A mesma camisa vermelha no corpo ossudo e comprido do pai e na silhueta suave e debochada do filho. Os dois andam lado a lado e sentam-se à mesa para abrir uma conta. “Uma conta bancária para este menino”, diz, alegre. Em nada são parecidos, a não ser pela camisa. O menino se esforça para se distinguir da sobriedade do pai, e usa um boné displicentemente colocado sobre uma cabeleira vasta e clarificada, arrumada em uma longa franja que para um pouco acima dos seus olhos. Na camisa dos dois, o nome do pai e um número embaixo, que pode ser um telefone ou uma matrícula. Talvez trabalhe junto com ele, talvez esteja lhe ensinando um ofício. Talvez não tenha outra camisa para usar. Pode ser orgulho do pai, ou pode ser que o pai o obrigue para fazer propaganda de sua prestação de serviço, e ele não vê a hora de ser desassociado daquela figura dominante.
Ainda não está livre da presença paterna, não completamente. Seu contrato de conta terá de ser assinado pelos dois e sua vida financeira será mediada até que atinja a maioridade, mas ele parece se importar pouco com isso. Parece se importar pouco com pouca coisa, na verdade. Responde as perguntas do cadastro com uma desatenção irritante, e o pai o corrige entre a raiva e a vergonha, sempre exigindo que acorde para a vida ao final de cada resposta corrigida. Vê-se que é uma batalha perdida, o menino está presente em corpo, mas sua mente vagueia por sabe-se lá quais veredas dos sonhos esses millennials habitam hoje.
Vê-se que é uma batalha perdida, o menino está presente em corpo, mas sua mente vagueia por sabe-se lá quais veredas dos sonhos esses millennials habitam hoje.

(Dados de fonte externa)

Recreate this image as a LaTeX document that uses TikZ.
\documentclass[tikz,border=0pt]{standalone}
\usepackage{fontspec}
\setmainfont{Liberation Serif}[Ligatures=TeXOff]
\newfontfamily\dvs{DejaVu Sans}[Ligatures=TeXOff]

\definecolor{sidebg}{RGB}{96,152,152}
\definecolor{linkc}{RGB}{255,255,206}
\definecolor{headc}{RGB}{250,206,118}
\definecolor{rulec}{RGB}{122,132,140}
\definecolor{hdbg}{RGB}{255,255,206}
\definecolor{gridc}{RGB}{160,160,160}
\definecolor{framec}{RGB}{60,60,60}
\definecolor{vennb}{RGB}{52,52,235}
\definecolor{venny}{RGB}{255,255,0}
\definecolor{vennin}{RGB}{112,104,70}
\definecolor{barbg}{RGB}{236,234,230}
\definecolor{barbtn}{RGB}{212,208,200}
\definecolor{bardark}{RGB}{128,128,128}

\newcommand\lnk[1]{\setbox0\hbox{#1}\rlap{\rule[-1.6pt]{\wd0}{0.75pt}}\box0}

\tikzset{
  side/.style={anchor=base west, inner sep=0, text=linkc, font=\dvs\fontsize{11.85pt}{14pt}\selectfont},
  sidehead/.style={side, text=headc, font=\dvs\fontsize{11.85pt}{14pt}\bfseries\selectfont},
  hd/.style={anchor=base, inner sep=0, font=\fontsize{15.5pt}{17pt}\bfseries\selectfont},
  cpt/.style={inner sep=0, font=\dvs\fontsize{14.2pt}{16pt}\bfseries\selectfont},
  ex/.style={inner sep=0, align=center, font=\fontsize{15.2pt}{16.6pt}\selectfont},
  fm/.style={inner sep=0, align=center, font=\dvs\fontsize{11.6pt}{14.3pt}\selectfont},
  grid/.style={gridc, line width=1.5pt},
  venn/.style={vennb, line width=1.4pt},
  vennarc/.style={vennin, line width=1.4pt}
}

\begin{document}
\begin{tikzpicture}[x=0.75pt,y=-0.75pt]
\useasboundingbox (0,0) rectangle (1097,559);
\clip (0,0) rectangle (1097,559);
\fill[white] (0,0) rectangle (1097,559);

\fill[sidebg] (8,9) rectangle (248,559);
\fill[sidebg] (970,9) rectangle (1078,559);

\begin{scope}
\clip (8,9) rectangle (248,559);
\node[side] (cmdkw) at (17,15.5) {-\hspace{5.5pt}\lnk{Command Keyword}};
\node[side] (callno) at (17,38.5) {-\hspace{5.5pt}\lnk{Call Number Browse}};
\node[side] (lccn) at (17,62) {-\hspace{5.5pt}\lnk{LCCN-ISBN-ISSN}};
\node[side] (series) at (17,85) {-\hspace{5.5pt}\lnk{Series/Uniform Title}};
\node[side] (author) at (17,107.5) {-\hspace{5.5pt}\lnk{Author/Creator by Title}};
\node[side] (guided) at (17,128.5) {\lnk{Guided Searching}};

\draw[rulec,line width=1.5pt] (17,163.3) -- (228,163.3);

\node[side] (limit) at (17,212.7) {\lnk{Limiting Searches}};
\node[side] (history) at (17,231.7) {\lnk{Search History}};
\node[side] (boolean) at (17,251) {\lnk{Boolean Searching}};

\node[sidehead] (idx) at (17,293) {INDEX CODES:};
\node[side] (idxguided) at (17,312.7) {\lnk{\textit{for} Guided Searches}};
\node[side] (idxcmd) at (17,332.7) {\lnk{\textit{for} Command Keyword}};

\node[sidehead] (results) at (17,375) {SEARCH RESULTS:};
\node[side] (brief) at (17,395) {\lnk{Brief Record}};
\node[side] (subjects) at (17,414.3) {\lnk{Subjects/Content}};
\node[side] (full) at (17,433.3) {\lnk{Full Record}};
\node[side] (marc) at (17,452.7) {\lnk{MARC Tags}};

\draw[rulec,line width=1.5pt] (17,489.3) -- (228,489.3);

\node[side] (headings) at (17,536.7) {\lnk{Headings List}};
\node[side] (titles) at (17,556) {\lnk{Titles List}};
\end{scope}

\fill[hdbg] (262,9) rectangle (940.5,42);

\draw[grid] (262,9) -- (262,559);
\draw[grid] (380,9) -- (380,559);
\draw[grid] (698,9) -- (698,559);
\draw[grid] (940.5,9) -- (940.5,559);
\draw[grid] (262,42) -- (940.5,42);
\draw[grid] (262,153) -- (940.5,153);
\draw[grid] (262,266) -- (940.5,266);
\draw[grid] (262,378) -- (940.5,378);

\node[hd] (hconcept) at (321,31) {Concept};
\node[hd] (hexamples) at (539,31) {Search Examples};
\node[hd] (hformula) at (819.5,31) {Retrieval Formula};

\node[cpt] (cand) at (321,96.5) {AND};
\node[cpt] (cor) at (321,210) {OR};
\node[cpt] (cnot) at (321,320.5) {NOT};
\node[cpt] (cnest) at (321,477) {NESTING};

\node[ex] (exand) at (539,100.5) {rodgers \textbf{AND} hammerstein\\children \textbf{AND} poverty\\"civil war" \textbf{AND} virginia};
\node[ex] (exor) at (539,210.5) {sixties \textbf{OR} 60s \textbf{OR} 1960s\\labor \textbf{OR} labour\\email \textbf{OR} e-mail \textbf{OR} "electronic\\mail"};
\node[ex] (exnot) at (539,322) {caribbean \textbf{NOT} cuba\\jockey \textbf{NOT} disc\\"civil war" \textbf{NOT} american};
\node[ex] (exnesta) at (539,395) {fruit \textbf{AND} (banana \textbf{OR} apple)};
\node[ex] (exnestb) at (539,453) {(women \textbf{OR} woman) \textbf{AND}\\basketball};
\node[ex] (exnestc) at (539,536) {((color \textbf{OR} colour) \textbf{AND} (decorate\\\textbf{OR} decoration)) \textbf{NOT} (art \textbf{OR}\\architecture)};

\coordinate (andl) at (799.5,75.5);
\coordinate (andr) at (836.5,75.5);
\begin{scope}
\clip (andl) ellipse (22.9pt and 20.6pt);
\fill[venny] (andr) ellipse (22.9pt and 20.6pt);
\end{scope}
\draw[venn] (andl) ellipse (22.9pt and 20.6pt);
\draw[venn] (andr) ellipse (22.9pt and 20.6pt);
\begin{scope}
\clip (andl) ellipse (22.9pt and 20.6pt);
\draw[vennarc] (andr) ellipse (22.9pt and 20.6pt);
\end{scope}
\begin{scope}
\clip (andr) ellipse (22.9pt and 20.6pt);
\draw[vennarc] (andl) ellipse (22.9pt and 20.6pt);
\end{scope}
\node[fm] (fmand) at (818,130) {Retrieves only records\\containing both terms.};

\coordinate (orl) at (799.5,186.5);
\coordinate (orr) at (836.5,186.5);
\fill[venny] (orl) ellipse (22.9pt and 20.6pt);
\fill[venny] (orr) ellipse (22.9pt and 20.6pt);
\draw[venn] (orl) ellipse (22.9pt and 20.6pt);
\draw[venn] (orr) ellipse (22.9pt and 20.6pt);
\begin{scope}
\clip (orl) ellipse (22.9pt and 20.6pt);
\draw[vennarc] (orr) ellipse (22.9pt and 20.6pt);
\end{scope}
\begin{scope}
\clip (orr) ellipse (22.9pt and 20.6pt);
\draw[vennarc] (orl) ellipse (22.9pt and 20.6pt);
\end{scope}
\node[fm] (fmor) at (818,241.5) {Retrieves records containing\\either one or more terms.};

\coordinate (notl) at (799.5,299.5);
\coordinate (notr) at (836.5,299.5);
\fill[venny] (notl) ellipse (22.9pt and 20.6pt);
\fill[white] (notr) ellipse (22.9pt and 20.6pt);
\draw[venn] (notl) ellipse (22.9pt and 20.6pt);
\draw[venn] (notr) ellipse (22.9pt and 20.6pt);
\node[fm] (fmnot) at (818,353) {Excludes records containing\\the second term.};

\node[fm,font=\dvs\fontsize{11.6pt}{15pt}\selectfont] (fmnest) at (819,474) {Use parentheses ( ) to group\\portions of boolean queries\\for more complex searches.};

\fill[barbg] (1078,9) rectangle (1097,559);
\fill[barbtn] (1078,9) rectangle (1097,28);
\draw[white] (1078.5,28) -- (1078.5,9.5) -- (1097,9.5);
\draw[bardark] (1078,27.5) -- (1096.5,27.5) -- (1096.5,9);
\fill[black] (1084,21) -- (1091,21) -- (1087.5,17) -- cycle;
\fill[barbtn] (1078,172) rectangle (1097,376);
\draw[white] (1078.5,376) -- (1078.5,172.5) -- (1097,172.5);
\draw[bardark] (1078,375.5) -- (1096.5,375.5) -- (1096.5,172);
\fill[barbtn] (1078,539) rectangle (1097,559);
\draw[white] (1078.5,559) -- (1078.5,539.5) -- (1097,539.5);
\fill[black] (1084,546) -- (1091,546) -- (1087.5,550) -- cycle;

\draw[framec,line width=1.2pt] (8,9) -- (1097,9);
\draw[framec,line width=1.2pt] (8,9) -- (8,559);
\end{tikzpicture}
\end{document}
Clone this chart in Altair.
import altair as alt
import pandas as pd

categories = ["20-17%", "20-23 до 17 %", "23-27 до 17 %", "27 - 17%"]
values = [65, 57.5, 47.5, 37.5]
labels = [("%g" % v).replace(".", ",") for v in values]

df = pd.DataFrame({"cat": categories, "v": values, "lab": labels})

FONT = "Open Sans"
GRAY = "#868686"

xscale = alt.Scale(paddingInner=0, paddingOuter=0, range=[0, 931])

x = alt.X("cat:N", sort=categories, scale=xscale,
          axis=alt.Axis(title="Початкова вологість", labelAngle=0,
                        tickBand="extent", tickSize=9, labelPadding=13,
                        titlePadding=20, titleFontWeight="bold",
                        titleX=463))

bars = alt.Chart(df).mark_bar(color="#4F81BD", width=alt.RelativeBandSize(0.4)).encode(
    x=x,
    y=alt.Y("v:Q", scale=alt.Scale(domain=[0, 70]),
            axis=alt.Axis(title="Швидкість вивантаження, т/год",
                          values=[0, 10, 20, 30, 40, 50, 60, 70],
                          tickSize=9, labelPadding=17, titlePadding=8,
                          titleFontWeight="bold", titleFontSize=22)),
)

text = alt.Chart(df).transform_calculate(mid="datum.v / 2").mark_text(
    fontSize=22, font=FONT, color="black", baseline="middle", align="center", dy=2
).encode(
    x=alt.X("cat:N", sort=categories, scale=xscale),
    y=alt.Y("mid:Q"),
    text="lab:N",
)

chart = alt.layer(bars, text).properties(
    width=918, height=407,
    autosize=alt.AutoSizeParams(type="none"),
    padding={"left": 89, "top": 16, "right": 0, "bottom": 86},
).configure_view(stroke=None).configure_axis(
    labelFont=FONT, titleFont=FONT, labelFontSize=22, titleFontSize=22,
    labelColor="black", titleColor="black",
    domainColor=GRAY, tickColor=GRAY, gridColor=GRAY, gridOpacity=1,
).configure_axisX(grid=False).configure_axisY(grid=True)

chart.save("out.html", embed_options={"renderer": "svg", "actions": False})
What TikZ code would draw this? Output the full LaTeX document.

A razão pela qual os dois estão ali logo se revela a quem quiser ver. É por causa do pai, que quer dar lições práticas da escola da vida para o filho letárgico e pronto para o fracasso burocrático do dia a dia. Pega a caneta e fala “aqui você tem que dar um visto. O meu visto é assim ó”, e faz voltas maravilhosas com uma esferográfica azul, incitando o menino a tentar algo parecido, mas este se limita a escrever o primeiro nome com a cultura gráfica de uma criança da terceira série. Responde mais algumas perguntas erradas, assina alguns documentos de maneira errada e se levanta da mesa sem esboçar nenhuma reação diferente da que apresentou ante o que bem pode ter sido seu primeiro vislumbre da vida adulta. O pai não. Tenta ainda, com gestos e perguntas genuinamente interessadas, mostrar para o filho como deve se portar diante de grandes corporações e instituições prementes do que provavelmente considera como uma vida de sucesso. Mas não esconde a frustração quando olha para o lado e vê o jovem desinteressado e com o olhar perdido ante a pilha de papeis que passou por suas mãos.
O menino não liga. Não se importa com a conta bancária, nem com o cartão que vai receber em poucos dias. Não é que não goste de dinheiro. Seu celular, boné, cabelo e brincos acusam contra um possível desapego materialista. Simplesmente não entende o que o pai tentou fazer por ele neste dia. O pai espera que a ficha caia. Mas não sabe o que fazer enquanto espera.